**WHAT TO DO:** Extract each line of the material that follows exactly and omit its pictures.

**SUPPLIED INFORMATION:**
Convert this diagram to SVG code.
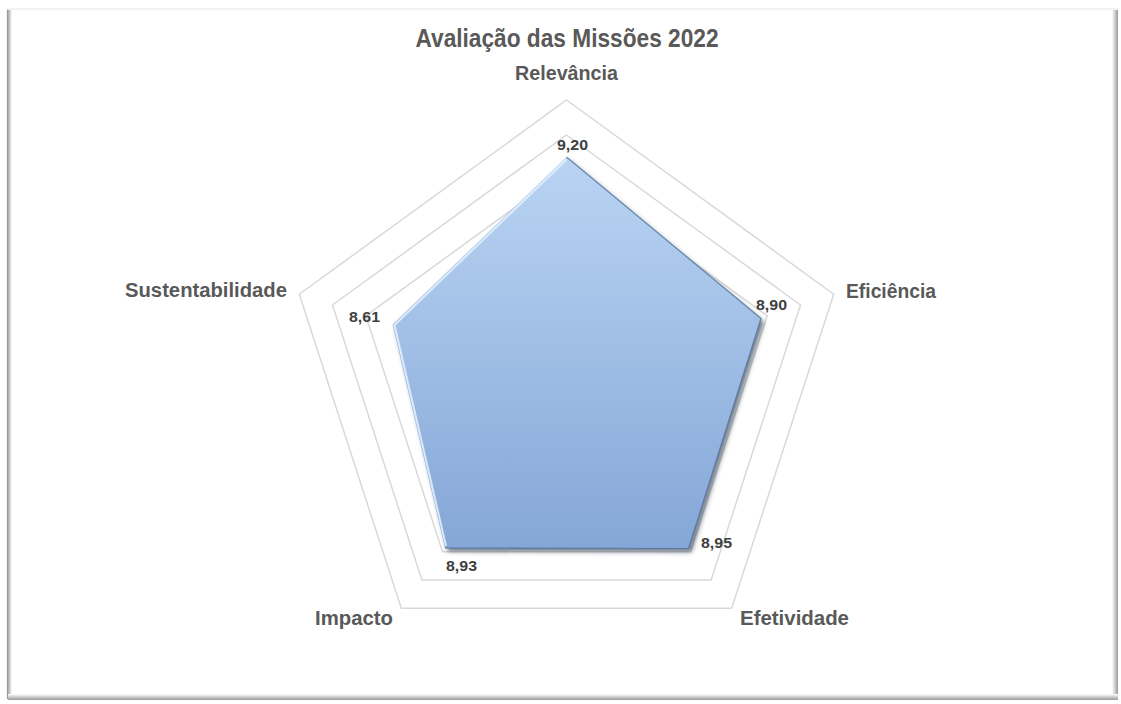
<svg xmlns="http://www.w3.org/2000/svg" width="1121" height="704" viewBox="0 0 1121 704">
  <defs>
    <style>
      .ring { fill: none; stroke: #d9d9d9; stroke-width: 1.5; stroke-linejoin: miter; }
      .title { font-family: "Liberation Sans", Arial, sans-serif; font-weight: bold; fill: #595959; font-size: 25px; text-anchor: middle; }
      .axis { font-family: "Liberation Sans", Arial, sans-serif; font-weight: bold; fill: #595959; font-size: 19.5px; }
      .val { font-family: "Liberation Sans", Arial, sans-serif; font-weight: bold; fill: #404040; font-size: 14.5px; }
    </style>
    <linearGradient id="fillGrad" x1="0" y1="0" x2="0" y2="1">
      <stop offset="0" stop-color="#b9d4f3"/>
      <stop offset="1" stop-color="#85a7d7"/>
    </linearGradient>
    <linearGradient id="leftShade" x1="0" y1="0" x2="1" y2="0">
      <stop offset="0" stop-color="#8f8f8f"/>
      <stop offset="1" stop-color="#ffffff"/>
    </linearGradient>
    <linearGradient id="rightShade" x1="0" y1="0" x2="1" y2="0">
      <stop offset="0" stop-color="#ffffff"/>
      <stop offset="1" stop-color="#9a9a9a"/>
    </linearGradient>
    <linearGradient id="bottomShade" x1="0" y1="0" x2="0" y2="1">
      <stop offset="0" stop-color="#ffffff"/>
      <stop offset="1" stop-color="#9a9a9a"/>
    </linearGradient>
    <filter id="shadow" x="-10%" y="-10%" width="130%" height="130%">
      <feDropShadow dx="3" dy="3.5" stdDeviation="2" flood-color="#25344a" flood-opacity="0.65"/>
    </filter>
  </defs>

  <rect x="0" y="0" width="1121" height="704" fill="#ffffff"/>

  <g id="frame">
    <rect x="7" y="9" width="1110" height="690" fill="#ffffff" stroke="#e6e6e6" stroke-width="1"/>
    <rect x="7" y="10" width="5" height="689" fill="url(#leftShade)"/>
    <rect x="1112" y="10" width="6" height="689" fill="url(#rightShade)"/>
    <rect x="8" y="694" width="1110" height="6" fill="url(#bottomShade)"/>
  </g>

  <g id="grid">
    <polygon class="ring" points="566.5,100 833.7,294.2 731.7,608.3 401.3,608.3 299.3,294.2"/>
    <polygon class="ring" points="566.5,135 800.5,305 711.1,580 421.9,580 332.5,305"/>
    <polygon class="ring" points="566.5,170 767.2,315.8 690.5,551.7 442.5,551.7 365.8,315.8"/>
  </g>

  <g id="series">
    <polygon points="566.5,157 761,318.5 688.5,548.5 445,548 392.5,324.5" fill="url(#fillGrad)" filter="url(#shadow)"/>
    <polyline points="446,546 394.5,325 566.5,159.5" fill="none" stroke="#e2eefb" stroke-width="2" opacity="0.9"/>
    <polyline points="566.5,157 761,318.5 688.5,548.5 445,548" fill="none" stroke="#4f6f9c" stroke-width="1.2" opacity="0.8"/>
  </g>

  <g id="title">
    <text class="title" x="567" y="47" textLength="303" lengthAdjust="spacingAndGlyphs">Avaliação das Missões 2022</text>
  </g>

  <g id="axis-labels">
    <text id="lbl-relevancia" class="axis" x="515" y="80" textLength="103" lengthAdjust="spacingAndGlyphs">Relevância</text>
    <text id="lbl-eficiencia" class="axis" x="846" y="298" textLength="90" lengthAdjust="spacingAndGlyphs">Eficiência</text>
    <text id="lbl-efetividade" class="axis" x="740" y="625" textLength="109" lengthAdjust="spacingAndGlyphs">Efetividade</text>
    <text id="lbl-impacto" class="axis" x="315" y="625" textLength="78" lengthAdjust="spacingAndGlyphs">Impacto</text>
    <text id="lbl-sustentabilidade" class="axis" x="125" y="297" textLength="162" lengthAdjust="spacingAndGlyphs">Sustentabilidade</text>
  </g>

  <g id="value-labels">
    <text class="val" x="557" y="150" textLength="31" lengthAdjust="spacingAndGlyphs">9,20</text>
    <text class="val" x="756" y="310" textLength="31" lengthAdjust="spacingAndGlyphs">8,90</text>
    <text class="val" x="701" y="548" textLength="31" lengthAdjust="spacingAndGlyphs">8,95</text>
    <text class="val" x="446" y="571" textLength="31" lengthAdjust="spacingAndGlyphs">8,93</text>
    <text class="val" x="349" y="322" textLength="31" lengthAdjust="spacingAndGlyphs">8,61</text>
  </g>
</svg>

**RESULT OF THIS EXERCISE:**
Convert this diagram to SVG code.
<svg xmlns="http://www.w3.org/2000/svg" width="1121" height="704" viewBox="0 0 1121 704">
  <defs>
    <style>
      .ring { fill: none; stroke: #d9d9d9; stroke-width: 1.5; stroke-linejoin: miter; }
      .title { font-family: "Liberation Sans", Arial, sans-serif; font-weight: bold; fill: #595959; font-size: 25px; text-anchor: middle; }
      .axis { font-family: "Liberation Sans", Arial, sans-serif; font-weight: bold; fill: #595959; font-size: 19.5px; }
      .val { font-family: "Liberation Sans", Arial, sans-serif; font-weight: bold; fill: #404040; font-size: 14.5px; }
    </style>
    <linearGradient id="fillGrad" x1="0" y1="0" x2="0" y2="1">
      <stop offset="0" stop-color="#b9d4f3"/>
      <stop offset="1" stop-color="#85a7d7"/>
    </linearGradient>
    <linearGradient id="leftShade" x1="0" y1="0" x2="1" y2="0">
      <stop offset="0" stop-color="#8f8f8f"/>
      <stop offset="1" stop-color="#ffffff"/>
    </linearGradient>
    <linearGradient id="rightShade" x1="0" y1="0" x2="1" y2="0">
      <stop offset="0" stop-color="#ffffff"/>
      <stop offset="1" stop-color="#9a9a9a"/>
    </linearGradient>
    <linearGradient id="bottomShade" x1="0" y1="0" x2="0" y2="1">
      <stop offset="0" stop-color="#ffffff"/>
      <stop offset="1" stop-color="#9a9a9a"/>
    </linearGradient>
    <filter id="shadow" x="-10%" y="-10%" width="130%" height="130%">
      <feDropShadow dx="3" dy="3.5" stdDeviation="2" flood-color="#25344a" flood-opacity="0.65"/>
    </filter>
  </defs>

  <rect x="0" y="0" width="1121" height="704" fill="#ffffff"/>

  <g id="frame">
    <rect x="7" y="9" width="1110" height="690" fill="#ffffff" stroke="#e6e6e6" stroke-width="1"/>
    <rect x="7" y="10" width="5" height="689" fill="url(#leftShade)"/>
    <rect x="1112" y="10" width="6" height="689" fill="url(#rightShade)"/>
    <rect x="8" y="694" width="1110" height="6" fill="url(#bottomShade)"/>
  </g>

  <g id="grid">
    <polygon class="ring" points="566.5,100 833.7,294.2 731.7,608.3 401.3,608.3 299.3,294.2"/>
    <polygon class="ring" points="566.5,135 800.5,305 711.1,580 421.9,580 332.5,305"/>
    <polygon class="ring" points="566.5,170 767.2,315.8 690.5,551.7 442.5,551.7 365.8,315.8"/>
  </g>

  <g id="series">
    <polygon points="566.5,157 761,318.5 688.5,548.5 445,548 392.5,324.5" fill="url(#fillGrad)" filter="url(#shadow)"/>
    <polyline points="446,546 394.5,325 566.5,159.5" fill="none" stroke="#e2eefb" stroke-width="2" opacity="0.9"/>
    <polyline points="566.5,157 761,318.5 688.5,548.5 445,548" fill="none" stroke="#4f6f9c" stroke-width="1.2" opacity="0.8"/>
  </g>

  <g id="title">
    <text class="title" x="567" y="47" textLength="303" lengthAdjust="spacingAndGlyphs">Avaliação das Missões 2022</text>
  </g>

  <g id="axis-labels">
    <text id="lbl-relevancia" class="axis" x="515" y="80" textLength="103" lengthAdjust="spacingAndGlyphs">Relevância</text>
    <text id="lbl-eficiencia" class="axis" x="846" y="298" textLength="90" lengthAdjust="spacingAndGlyphs">Eficiência</text>
    <text id="lbl-efetividade" class="axis" x="740" y="625" textLength="109" lengthAdjust="spacingAndGlyphs">Efetividade</text>
    <text id="lbl-impacto" class="axis" x="315" y="625" textLength="78" lengthAdjust="spacingAndGlyphs">Impacto</text>
    <text id="lbl-sustentabilidade" class="axis" x="125" y="297" textLength="162" lengthAdjust="spacingAndGlyphs">Sustentabilidade</text>
  </g>

  <g id="value-labels">
    <text class="val" x="557" y="150" textLength="31" lengthAdjust="spacingAndGlyphs">9,20</text>
    <text class="val" x="756" y="310" textLength="31" lengthAdjust="spacingAndGlyphs">8,90</text>
    <text class="val" x="701" y="548" textLength="31" lengthAdjust="spacingAndGlyphs">8,95</text>
    <text class="val" x="446" y="571" textLength="31" lengthAdjust="spacingAndGlyphs">8,93</text>
    <text class="val" x="349" y="322" textLength="31" lengthAdjust="spacingAndGlyphs">8,61</text>
  </g>
</svg>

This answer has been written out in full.